August 16, 1996|By Alec Matthew Klein | Alec Matthew Klein,SUN STAFF

Calling it "nothing but old-fashioned loan sharking," the state accused B&S Marketing Enterprises Inc. and its owners of violating state consumer protection and consumer credit laws by charging interest rates as high as 780 percent on short-term loans to desperate customers in need of fast cash.

That's 747 percentage points higher than the annual interest rate that small lenders are allowed to charge in Maryland.

"They forgot there's an attorney general who's going to make sure they don't get around the law," Maryland Attorney General J. Joseph Curran Jr. said yesterday.

B&S Marketing, which does business in Baltimore as Kash-2-U-Leasing, allegedly circumvented state regulations with what it calls a "sale-leaseback" program.

Curran described it as a "sham" -- and relatively new to Maryland. Authorities are not pursuing criminal penalties because the violations would net no more than a misdemeanor under consumer protection laws. But the attorney general is seeking to shut down the operation, return hundreds of thousands of dollars in interest to 10,000 to 12,000 borrowers and impose civil penalties that could amount to $10 million.

"We're looking to stop them from doing what they're doing," Curran said.

Frank A. Brown Jr., Kash-2-U's general manager and a 25 percent owner, said yesterday, "Obviously, we do disagree with them but due to the fact that this is currently under litigation, it's not appropriate to comment."

Louis R. Seo Jr., the company's 75 percent owner, was unavailable for comment. Stephen Goldberg, the owners' attorney, could not be reached for comment.

With Kash-2-U, the attorney general said, a consumer would borrow $200 by pretending to sell for the same amount some kind of personal property, such as a television set and a VCR. The consumer would then pay $60 in interest every 15 days -- called "rent" by Kash-2-U -- until the $200 loan was repaid, which the company termed a "buy back."

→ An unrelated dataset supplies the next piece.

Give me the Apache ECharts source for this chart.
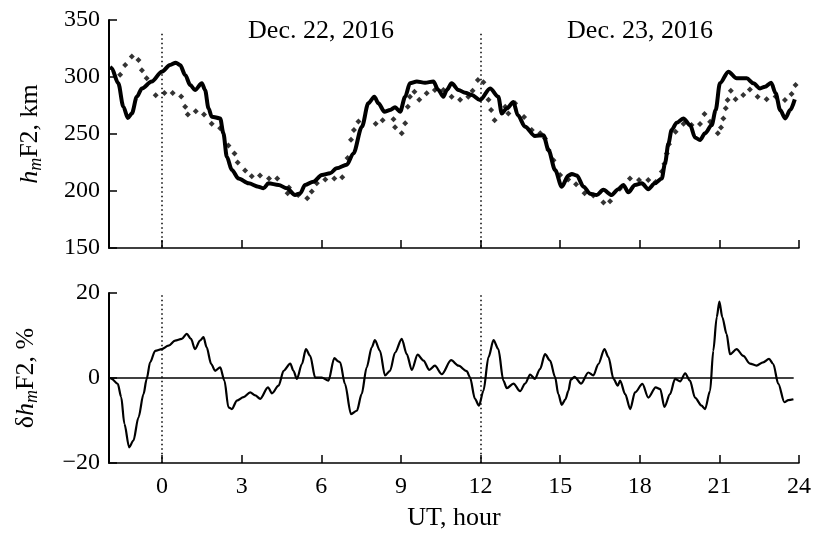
<!DOCTYPE html>
<html>
<head>
<meta charset="utf-8">
<script src="https://cdn.jsdelivr.net/npm/echarts@6/dist/echarts.min.js"></script>
<style>
	html, body { margin: 0; padding: 0; background: #fff; }
	#chart { width: 814px; height: 534px; }
</style>
</head>
<body>
<div id="chart"></div>
<script>
// ************************ data ************************
// hour (UT) from the start of Dec. 22; hmF2 in km, observed (solid)
var hmSolid = [
	[-1.96, 309], [-1.90, 307.6], [-1.65, 294.5], [-1.46, 274], [-1.29, 264], [-1.14, 268],
	[-0.95, 282.7], [-0.76, 290], [-0.39, 296], [-0.01, 304.7], [0.30, 310.5], [0.52, 312.6],
	[0.68, 310.5], [0.87, 301.8], [1.06, 293], [1.24, 288.6], [1.50, 294.5], [1.62, 288.6],
	[1.75, 272.5], [1.87, 265.2], [2.19, 263.7], [2.31, 250.6], [2.44, 230], [2.63, 218.4],
	[2.88, 211], [3.26, 206.7], [3.63, 203.8], [3.82, 202.4], [4.01, 206.7], [4.39, 205.3],
	[4.70, 202.4], [5.01, 196.5], [5.20, 197.9], [5.39, 205.3], [5.70, 208.2], [6.02, 214],
	[6.33, 215.5], [6.58, 220], [6.96, 223], [7.21, 233], [7.53, 256.4], [7.77, 276.9],
	[8.00, 282.7], [8.15, 276.9], [8.38, 269.6], [8.59, 271], [8.78, 273.4], [8.97, 269.6],
	[9.16, 282.7], [9.34, 294.5], [9.60, 296], [9.91, 295], [10.22, 296], [10.41, 288.6],
	[10.60, 282.7], [10.73, 288.6], [10.91, 294.5], [11.17, 288.6], [11.42, 286.2], [11.67, 284.2],
	[11.98, 279.8], [12.36, 290], [12.67, 282.7], [12.80, 268], [12.99, 272.5], [13.24, 278],
	[13.40, 266.7], [13.68, 256.4], [14.05, 248.2], [14.37, 249], [14.56, 236], [14.81, 218.4],
	[15.06, 203.8], [15.31, 213.5], [15.44, 215], [15.63, 213.5], [15.88, 203.8], [16.13, 197.6],
	[16.38, 196.5], [16.63, 201], [16.94, 196.5], [17.19, 201.6], [17.38, 205.3], [17.57, 198.8],
	[17.82, 205.3], [18.08, 206.7], [18.32, 201.6], [18.57, 206.7], [18.83, 211], [18.95, 224.2],
	[19.08, 241.7], [19.20, 253.5], [19.39, 259.8], [19.64, 263.7], [19.90, 257.8], [20.08, 247],
	[20.27, 244.7], [20.46, 250.6], [20.71, 257.8], [20.86, 271], [21.02, 294.5], [21.34, 304.7],
	[21.65, 298.8], [22.03, 298.8], [22.28, 294.5], [22.53, 290], [22.72, 291.5], [22.95, 295],
	[23.12, 285.7], [23.29, 271], [23.48, 263.7], [23.67, 271], [23.84, 280.4]
];
// hmF2 in km, model (dots)
var hmDots = [
	[-1.58, 302], [-1.39, 310.5], [-1.14, 318], [-0.89, 315], [-0.76, 306], [-0.58, 299],
	[-0.24, 284], [0.09, 286], [0.40, 286], [0.72, 283], [0.87, 274], [0.97, 267],
	[1.27, 270], [1.58, 267], [1.87, 259], [2.19, 255], [2.50, 240], [2.73, 233],
	[2.85, 225], [3.13, 218], [3.38, 213], [3.69, 213.5], [4.03, 211], [4.34, 211],
	[4.73, 198], [4.78, 203], [5.13, 196.5], [5.47, 193.6], [5.64, 199.5], [5.83, 206.7],
	[6.15, 210], [6.49, 211], [6.79, 212], [6.99, 229], [7.12, 245], [7.23, 253.5],
	[7.40, 261], [8.05, 259], [8.31, 262], [8.72, 263], [8.78, 256], [9.03, 250.6],
	[9.16, 259.4], [9.26, 274], [9.34, 282.7], [9.51, 287], [9.69, 280], [9.97, 285.7],
	[10.28, 288.6], [10.60, 288.6], [10.91, 282.7], [11.23, 280], [11.54, 282.7], [11.70, 288],
	[11.90, 297.4], [12.11, 295.3], [12.30, 280], [12.40, 271], [12.53, 262], [12.93, 274],
	[13.05, 268], [13.30, 277], [13.64, 265], [13.93, 253.5], [14.25, 250.6], [14.43, 246],
	[14.56, 236], [14.75, 227], [15.00, 214], [15.30, 210], [15.60, 206], [15.92, 198],
	[16.25, 196], [16.63, 190], [16.88, 191], [17.25, 202], [17.63, 211], [17.97, 209.6],
	[18.32, 209.6], [18.60, 208], [18.83, 217], [18.93, 224], [19.02, 233], [19.10, 241],
	[19.35, 252], [19.65, 259], [19.95, 258], [20.27, 258.8], [20.44, 267.6], [20.65, 260.8],
	[20.94, 250.6], [21.06, 255.8], [21.15, 263.7], [21.24, 272.5], [21.31, 279.8], [21.43, 287.9],
	[21.61, 280.4], [21.90, 284.2], [22.15, 289], [22.44, 282.7], [22.78, 280.4], [23.12, 283],
	[23.47, 279.8], [23.72, 285], [23.87, 293]
];
// deviation dhmF2 in %
var dhm = [
	[-1.96, 0], [-1.90, -0.2], [-1.67, -1.4], [-1.54, -4.5], [-1.42, -10.8], [-1.24, -16.3],
	[-1.08, -14.7], [-0.89, -9.3], [-0.70, -3.8], [-0.58, -0.2], [-0.45, 3.7], [-0.26, 6.4],
	[-0.01, 6.8], [0.24, 7.6], [0.49, 8.8], [0.74, 9.2], [0.93, 10.4], [1.09, 9.2],
	[1.24, 6.8], [1.43, 8.8], [1.56, 9.6], [1.68, 7.2], [1.85, 3.3], [2.00, 1.7],
	[2.19, 2.5], [2.35, -0.6], [2.50, -6.9], [2.63, -7.3], [2.82, -5.3], [3.07, -4.5],
	[3.32, -3.4], [3.51, -4.1], [3.70, -4.9], [3.99, -2.2], [4.14, -3.6], [4.39, -1.8],
	[4.58, 1.7], [4.83, 3.4], [4.95, 1.7], [5.08, -0.2], [5.27, 3.3], [5.42, 6.8],
	[5.58, 5.2], [5.77, 0.1], [6.02, 0.1], [6.27, -0.6], [6.49, 4.7], [6.64, 3.9],
	[6.71, 3.7], [6.89, -1.4], [7.12, -8.5], [7.34, -7.7], [7.52, -3.8], [7.71, 2.5],
	[7.90, 7.2], [8.02, 8.9], [8.21, 6.4], [8.40, 0.6], [8.59, 1.7], [8.78, 6.0],
	[9.03, 9.2], [9.22, 5.6], [9.41, 1.9], [9.63, 5.5], [9.85, 4.1], [10.07, 1.9],
	[10.28, 2.9], [10.54, 0.9], [10.89, 4.2], [11.17, 2.9], [11.48, 1.6], [11.60, 0.2],
	[11.79, -4.9], [11.94, -6.5], [12.11, -3.0], [12.30, 4.9], [12.49, 8.9], [12.67, 6.8],
	[12.86, -0.6], [12.99, -2.4], [13.24, -1.3], [13.49, -3.1], [13.68, -1.3], [13.87, 0.8],
	[14.05, -0.2], [14.24, 2.1], [14.43, 5.6], [14.62, 4.1], [14.81, 0.2], [14.93, -3.8],
	[15.06, -6.3], [15.20, -5.0], [15.31, -3.0], [15.40, -0.4], [15.54, 0.3], [15.79, -1.3],
	[16.06, 1.3], [16.25, 0.6], [16.44, 3.3], [16.67, 6.8], [16.82, 4.9], [17.01, -0.2],
	[17.17, -1.8], [17.26, -0.6], [17.45, -3.8], [17.64, -7.3], [17.82, -3.4], [18.10, -1.4],
	[18.32, -4.6], [18.60, -2.2], [18.77, -2.6], [18.93, -6.8], [19.14, -3.8], [19.33, -0.2],
	[19.52, -0.8], [19.71, 1.1], [19.89, -0.6], [20.08, -4.6], [20.33, -6.5], [20.46, -7.3],
	[20.65, -3.0], [20.77, 6.4], [20.90, 14.3], [21.00, 18.0], [21.11, 14.3], [21.27, 10.4],
	[21.40, 5.6], [21.65, 6.8], [21.90, 5.2], [22.15, 3.4], [22.40, 2.9], [22.65, 3.7],
	[22.87, 4.5], [23.03, 3.3], [23.22, -1.4], [23.45, -5.7], [23.60, -5.2], [23.79, -5.0]
];
var xTicks = [0, 3, 6, 9, 12, 15, 18, 21, 24];
var dayMarks = [0, 12];
var dayLabels = ['Dec. 22, 2016', 'Dec. 23, 2016'];
// ************************ chart ************************
var FONT = 'Liberation Serif';
var black = '#000';
var X0 = -2, X1 = 24;

function nameRich(size) {
	return {
		n: { fontFamily: FONT, fontSize: size, color: black, lineHeight: 30, verticalAlign: 'middle' },
		i: { fontFamily: FONT, fontSize: size, color: black, fontStyle: 'italic', lineHeight: 30, verticalAlign: 'middle' },
		s: { fontFamily: FONT, fontSize: 18, color: black, fontStyle: 'italic', lineHeight: 18, verticalAlign: 'bottom' }
	};
}

function xAxisCfg(idx, withLabels) {
	var ax = {
		gridIndex: idx,
		type: 'value',
		min: X0,
		max: X1,
		axisLine: { onZero: false, lineStyle: { color: black, width: 1.5 } },
		axisTick: { inside: true, length: 8, customValues: xTicks, lineStyle: { color: black, width: 1.5 } },
		axisLabel: { show: withLabels, customValues: xTicks, fontFamily: FONT, fontSize: 24, color: black, margin: 12 },
		splitLine: { show: false }
	};
	if (withLabels) {
		ax.name = 'UT, hour';
		ax.nameLocation = 'middle';
		ax.nameGap = 42;
		ax.nameTextStyle = { fontFamily: FONT, fontSize: 26, color: black };
	}
	return ax;
}

function yAxisCfg(idx, mn, mx, step, name, gap) {
	return {
		gridIndex: idx,
		type: 'value',
		min: mn,
		max: mx,
		interval: step,
		axisLine: { show: true, onZero: false, lineStyle: { color: black, width: 2 } },
		axisTick: { inside: true, length: 8, lineStyle: { color: black, width: 1.5 } },
		axisLabel: {
			fontFamily: FONT, fontSize: 24, color: black, margin: 9,
			formatter: function(v) { return String(v).replace('-', '\u2212'); }
		},
		splitLine: { show: false },
		name: name,
		nameLocation: 'middle',
		nameRotate: 90,
		nameGap: gap,
		nameTextStyle: { rich: nameRich(26) }
	};
}

var solidLine = { type: 'solid', width: 1.5, color: black };

// dotted day separators, drawn in data coords
function dayLines(top, bottom) {
	return dayMarks.map(function(h) {
		return [{ coord: [h, top] }, { coord: [h, bottom] }];
	});
}

var dotted = { color: black, width: 1.5, type: [1.5, 3] };

var option = {
	animation: false,
	backgroundColor: '#fff',
	grid: [
		{ left: 109, right: 15, top: 20, height: 228 },
		{ left: 109, right: 15, top: 293, height: 170 }
	],
	xAxis: [xAxisCfg(0, false), xAxisCfg(1, true)],
	yAxis: [
		yAxisCfg(0, 150, 350, 50, '{i|h}{s|m}{n|F2, km}', 64),
		yAxisCfg(1, -20, 20, 20, '{n|\u03b4}{i|h}{s|m}{n|F2, %}', 68)
	],
	graphic: dayLabels.map(function(t, k) {
		return {
			type: 'text',
			x: k === 0 ? 321 : 640,
			y: 31,
			style: { text: t, fontFamily: FONT, fontSize: 26, fill: black, align: 'center', verticalAlign: 'middle' }
		};
	}),
	series: [{
		name: 'hmF2 dots',
		type: 'scatter',
		xAxisIndex: 0,
		yAxisIndex: 0,
		symbol: 'diamond',
		symbolSize: 6,
		itemStyle: { color: black },
		data: hmDots
	}, {
		name: 'hmF2',
		type: 'line',
		xAxisIndex: 0,
		yAxisIndex: 0,
		showSymbol: false,
		smooth: 0.3,
		smoothMonotone: 'x',
		lineStyle: { color: black, width: 4 },
		data: hmSolid,
		markLine: {
			silent: true,
			symbol: 'none',
			label: { show: false },
			lineStyle: dotted,
			data: dayLines(338, 150)
		}
	}, {
		name: 'dhmF2',
		type: 'line',
		xAxisIndex: 1,
		yAxisIndex: 1,
		showSymbol: false,
		smooth: 0.3,
		smoothMonotone: 'x',
		lineStyle: { color: black, width: 2.2 },
		data: dhm,
		markLine: {
			silent: true,
			symbol: 'none',
			label: { show: false },
			lineStyle: dotted,
			data: dayLines(19.5, -20).concat([[
				{ coord: [X0, 0], lineStyle: solidLine },
				{ coord: [23.8, 0] }
			]])
		}
	}]
};

var chart = echarts.init(document.getElementById('chart'));
chart.setOption(option);
</script>
</body>
</html>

Curran, however, said the transaction is simply "designed to hide the illegal loan," deceiving consumers about the terms of the deal.

In Maryland, lenders who make small loans may charge no more than 33 percent in annual interest, and they are required to obtain a license from the state commissioner of consumer credit.

A public hearing on the case is scheduled Nov. 18 before an administrative law judge at the Office of Administrative Hearings, Administrative Law Building, Green Spring Station in Lutherville.